Sure enough, just as I’d finished my umpteenth orange of the morning, a high-bed truck of some unfamiliar French vintage appeared. I shook the driver’s hand nearly off his shoulder and asked in my best French (which I’d been practicing in anticipation of this happy event) if he could take me and my bike the 80k’s or so to Illizi, where I would find a vulcanasiteur. The driver nodded and bade his ‘son’, who must have been in his late fifties, to help me load the bike. He climbed down from the cab and opened a small side door in the rear, the floor of which was about 6 feet off the ground.

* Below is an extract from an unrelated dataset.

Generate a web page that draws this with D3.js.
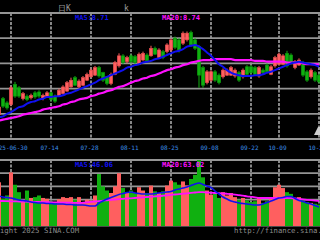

From behind the door a scrawny example of Algerian ‘yoof’ appeared and was instructed to stand by to pull the bike in. My heart sank as I realized the improbability of two people being able to lift a 200kg bike into this small aperture, but when we tried, it seemed like some invisible force was at work, for we did it easily and before long, I was reclining in the back of the truck with the ‘yoof’, eating biscuits and drinking Orangina and covering the remaining distance to Illizi in what seemed like decadent luxury.
The truck dropped me at a local tyre repair shop, whose owner was nearly killed by a falling XR650L as we unloaded the bike. I thanked the Grandfather-Father-Son team who had brought me and headed off to a local café for a ‘crème’ and a pastry while the punctures were fixed. As I sat in the early afternoon sun, a mere 24 hours after leaving Chris and Jon, I reflected on the kindness that had been heaped on me in this short time and couldn’t help but wonder whether I’d have got the same aid on the A34.